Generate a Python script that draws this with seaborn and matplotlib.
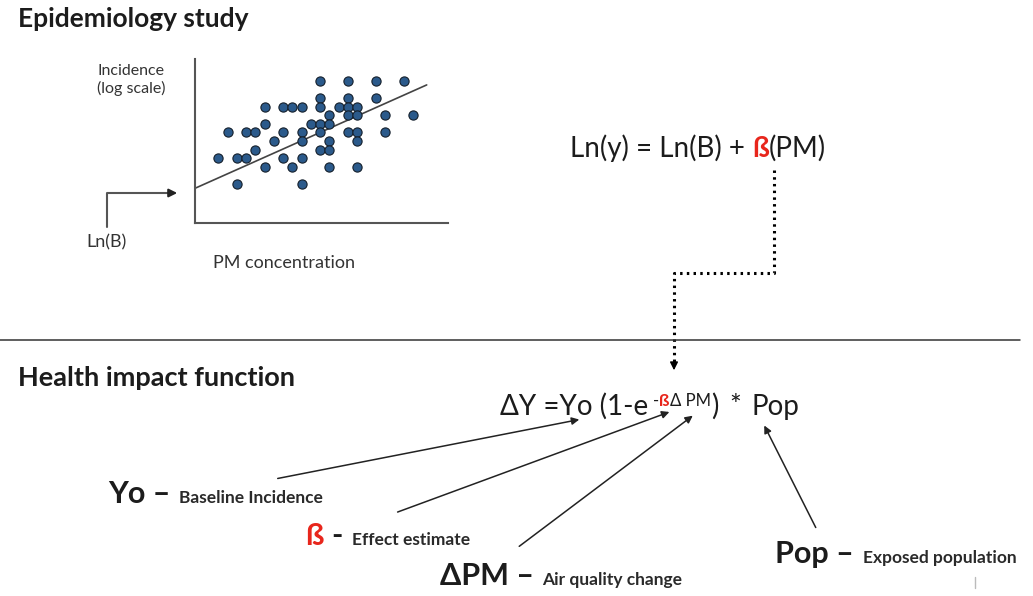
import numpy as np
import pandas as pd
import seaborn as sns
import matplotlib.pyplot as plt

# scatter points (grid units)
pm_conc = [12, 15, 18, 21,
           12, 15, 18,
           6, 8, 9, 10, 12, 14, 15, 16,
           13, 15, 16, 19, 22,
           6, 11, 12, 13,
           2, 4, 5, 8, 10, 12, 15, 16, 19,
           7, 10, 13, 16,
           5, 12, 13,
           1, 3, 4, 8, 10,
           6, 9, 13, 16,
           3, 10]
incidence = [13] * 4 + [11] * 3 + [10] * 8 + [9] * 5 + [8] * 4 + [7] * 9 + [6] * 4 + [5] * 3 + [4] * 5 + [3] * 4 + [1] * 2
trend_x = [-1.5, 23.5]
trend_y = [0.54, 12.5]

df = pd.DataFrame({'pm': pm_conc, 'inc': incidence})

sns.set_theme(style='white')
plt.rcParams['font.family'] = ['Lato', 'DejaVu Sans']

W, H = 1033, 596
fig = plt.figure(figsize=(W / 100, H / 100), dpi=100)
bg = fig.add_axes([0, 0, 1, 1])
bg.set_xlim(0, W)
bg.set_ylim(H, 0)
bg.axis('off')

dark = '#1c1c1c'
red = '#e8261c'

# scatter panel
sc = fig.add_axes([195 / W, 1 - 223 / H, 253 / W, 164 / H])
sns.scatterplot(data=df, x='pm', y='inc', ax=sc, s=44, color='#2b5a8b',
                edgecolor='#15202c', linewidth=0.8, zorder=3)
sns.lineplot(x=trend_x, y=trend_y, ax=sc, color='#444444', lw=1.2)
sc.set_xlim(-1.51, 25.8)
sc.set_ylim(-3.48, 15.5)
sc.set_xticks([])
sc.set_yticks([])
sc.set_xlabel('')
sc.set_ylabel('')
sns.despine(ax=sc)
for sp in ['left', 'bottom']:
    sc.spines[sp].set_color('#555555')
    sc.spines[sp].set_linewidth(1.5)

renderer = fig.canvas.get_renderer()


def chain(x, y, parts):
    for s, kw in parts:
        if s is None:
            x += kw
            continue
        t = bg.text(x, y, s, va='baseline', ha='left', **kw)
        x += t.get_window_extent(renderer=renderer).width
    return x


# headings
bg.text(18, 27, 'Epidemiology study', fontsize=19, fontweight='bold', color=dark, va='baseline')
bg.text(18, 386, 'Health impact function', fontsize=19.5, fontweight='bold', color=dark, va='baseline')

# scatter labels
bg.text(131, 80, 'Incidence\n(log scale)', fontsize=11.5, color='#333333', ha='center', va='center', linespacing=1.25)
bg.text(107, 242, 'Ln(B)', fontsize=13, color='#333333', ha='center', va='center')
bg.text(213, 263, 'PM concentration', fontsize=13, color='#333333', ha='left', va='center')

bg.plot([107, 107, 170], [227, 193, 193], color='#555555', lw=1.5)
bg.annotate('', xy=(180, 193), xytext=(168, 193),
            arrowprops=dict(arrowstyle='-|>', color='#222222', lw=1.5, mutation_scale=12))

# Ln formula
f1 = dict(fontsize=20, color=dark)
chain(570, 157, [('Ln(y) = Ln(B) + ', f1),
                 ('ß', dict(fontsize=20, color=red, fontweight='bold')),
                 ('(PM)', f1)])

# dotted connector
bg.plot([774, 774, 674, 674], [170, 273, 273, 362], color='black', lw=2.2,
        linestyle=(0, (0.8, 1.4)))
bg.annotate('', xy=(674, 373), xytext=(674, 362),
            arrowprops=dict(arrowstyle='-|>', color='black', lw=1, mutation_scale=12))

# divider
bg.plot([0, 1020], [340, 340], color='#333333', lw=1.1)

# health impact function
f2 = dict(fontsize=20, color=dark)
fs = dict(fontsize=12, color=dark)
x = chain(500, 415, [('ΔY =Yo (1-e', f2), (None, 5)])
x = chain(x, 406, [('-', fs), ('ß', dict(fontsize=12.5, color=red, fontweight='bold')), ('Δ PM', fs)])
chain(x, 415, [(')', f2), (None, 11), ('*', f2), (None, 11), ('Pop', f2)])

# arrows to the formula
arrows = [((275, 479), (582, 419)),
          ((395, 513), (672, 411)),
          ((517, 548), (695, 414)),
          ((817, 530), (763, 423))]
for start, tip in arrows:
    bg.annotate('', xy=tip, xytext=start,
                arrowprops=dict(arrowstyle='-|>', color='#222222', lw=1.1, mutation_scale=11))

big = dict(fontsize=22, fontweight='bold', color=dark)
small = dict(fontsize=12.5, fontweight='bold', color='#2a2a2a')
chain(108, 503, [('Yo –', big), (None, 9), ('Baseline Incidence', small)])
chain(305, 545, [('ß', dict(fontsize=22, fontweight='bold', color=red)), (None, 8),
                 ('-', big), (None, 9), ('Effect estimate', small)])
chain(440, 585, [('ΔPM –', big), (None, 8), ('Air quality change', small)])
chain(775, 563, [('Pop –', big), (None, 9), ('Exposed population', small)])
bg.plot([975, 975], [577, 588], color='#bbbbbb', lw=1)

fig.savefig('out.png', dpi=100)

====

[WRITTEN EXERCISE]
Quote the data above in full, leaving out the pictures it holds.

[ANSWER TO THIS EXERCISE]
Generate a Python script that draws this with seaborn and matplotlib.
import numpy as np
import pandas as pd
import seaborn as sns
import matplotlib.pyplot as plt

# scatter points (grid units)
pm_conc = [12, 15, 18, 21,
           12, 15, 18,
           6, 8, 9, 10, 12, 14, 15, 16,
           13, 15, 16, 19, 22,
           6, 11, 12, 13,
           2, 4, 5, 8, 10, 12, 15, 16, 19,
           7, 10, 13, 16,
           5, 12, 13,
           1, 3, 4, 8, 10,
           6, 9, 13, 16,
           3, 10]
incidence = [13] * 4 + [11] * 3 + [10] * 8 + [9] * 5 + [8] * 4 + [7] * 9 + [6] * 4 + [5] * 3 + [4] * 5 + [3] * 4 + [1] * 2
trend_x = [-1.5, 23.5]
trend_y = [0.54, 12.5]

df = pd.DataFrame({'pm': pm_conc, 'inc': incidence})

sns.set_theme(style='white')
plt.rcParams['font.family'] = ['Lato', 'DejaVu Sans']

W, H = 1033, 596
fig = plt.figure(figsize=(W / 100, H / 100), dpi=100)
bg = fig.add_axes([0, 0, 1, 1])
bg.set_xlim(0, W)
bg.set_ylim(H, 0)
bg.axis('off')

dark = '#1c1c1c'
red = '#e8261c'

# scatter panel
sc = fig.add_axes([195 / W, 1 - 223 / H, 253 / W, 164 / H])
sns.scatterplot(data=df, x='pm', y='inc', ax=sc, s=44, color='#2b5a8b',
                edgecolor='#15202c', linewidth=0.8, zorder=3)
sns.lineplot(x=trend_x, y=trend_y, ax=sc, color='#444444', lw=1.2)
sc.set_xlim(-1.51, 25.8)
sc.set_ylim(-3.48, 15.5)
sc.set_xticks([])
sc.set_yticks([])
sc.set_xlabel('')
sc.set_ylabel('')
sns.despine(ax=sc)
for sp in ['left', 'bottom']:
    sc.spines[sp].set_color('#555555')
    sc.spines[sp].set_linewidth(1.5)

renderer = fig.canvas.get_renderer()


def chain(x, y, parts):
    for s, kw in parts:
        if s is None:
            x += kw
            continue
        t = bg.text(x, y, s, va='baseline', ha='left', **kw)
        x += t.get_window_extent(renderer=renderer).width
    return x


# headings
bg.text(18, 27, 'Epidemiology study', fontsize=19, fontweight='bold', color=dark, va='baseline')
bg.text(18, 386, 'Health impact function', fontsize=19.5, fontweight='bold', color=dark, va='baseline')

# scatter labels
bg.text(131, 80, 'Incidence\n(log scale)', fontsize=11.5, color='#333333', ha='center', va='center', linespacing=1.25)
bg.text(107, 242, 'Ln(B)', fontsize=13, color='#333333', ha='center', va='center')
bg.text(213, 263, 'PM concentration', fontsize=13, color='#333333', ha='left', va='center')

bg.plot([107, 107, 170], [227, 193, 193], color='#555555', lw=1.5)
bg.annotate('', xy=(180, 193), xytext=(168, 193),
            arrowprops=dict(arrowstyle='-|>', color='#222222', lw=1.5, mutation_scale=12))

# Ln formula
f1 = dict(fontsize=20, color=dark)
chain(570, 157, [('Ln(y) = Ln(B) + ', f1),
                 ('ß', dict(fontsize=20, color=red, fontweight='bold')),
                 ('(PM)', f1)])

# dotted connector
bg.plot([774, 774, 674, 674], [170, 273, 273, 362], color='black', lw=2.2,
        linestyle=(0, (0.8, 1.4)))
bg.annotate('', xy=(674, 373), xytext=(674, 362),
            arrowprops=dict(arrowstyle='-|>', color='black', lw=1, mutation_scale=12))

# divider
bg.plot([0, 1020], [340, 340], color='#333333', lw=1.1)

# health impact function
f2 = dict(fontsize=20, color=dark)
fs = dict(fontsize=12, color=dark)
x = chain(500, 415, [('ΔY =Yo (1-e', f2), (None, 5)])
x = chain(x, 406, [('-', fs), ('ß', dict(fontsize=12.5, color=red, fontweight='bold')), ('Δ PM', fs)])
chain(x, 415, [(')', f2), (None, 11), ('*', f2), (None, 11), ('Pop', f2)])

# arrows to the formula
arrows = [((275, 479), (582, 419)),
          ((395, 513), (672, 411)),
          ((517, 548), (695, 414)),
          ((817, 530), (763, 423))]
for start, tip in arrows:
    bg.annotate('', xy=tip, xytext=start,
                arrowprops=dict(arrowstyle='-|>', color='#222222', lw=1.1, mutation_scale=11))

big = dict(fontsize=22, fontweight='bold', color=dark)
small = dict(fontsize=12.5, fontweight='bold', color='#2a2a2a')
chain(108, 503, [('Yo –', big), (None, 9), ('Baseline Incidence', small)])
chain(305, 545, [('ß', dict(fontsize=22, fontweight='bold', color=red)), (None, 8),
                 ('-', big), (None, 9), ('Effect estimate', small)])
chain(440, 585, [('ΔPM –', big), (None, 8), ('Air quality change', small)])
chain(775, 563, [('Pop –', big), (None, 9), ('Exposed population', small)])
bg.plot([975, 975], [577, 588], color='#bbbbbb', lw=1)

fig.savefig('out.png', dpi=100)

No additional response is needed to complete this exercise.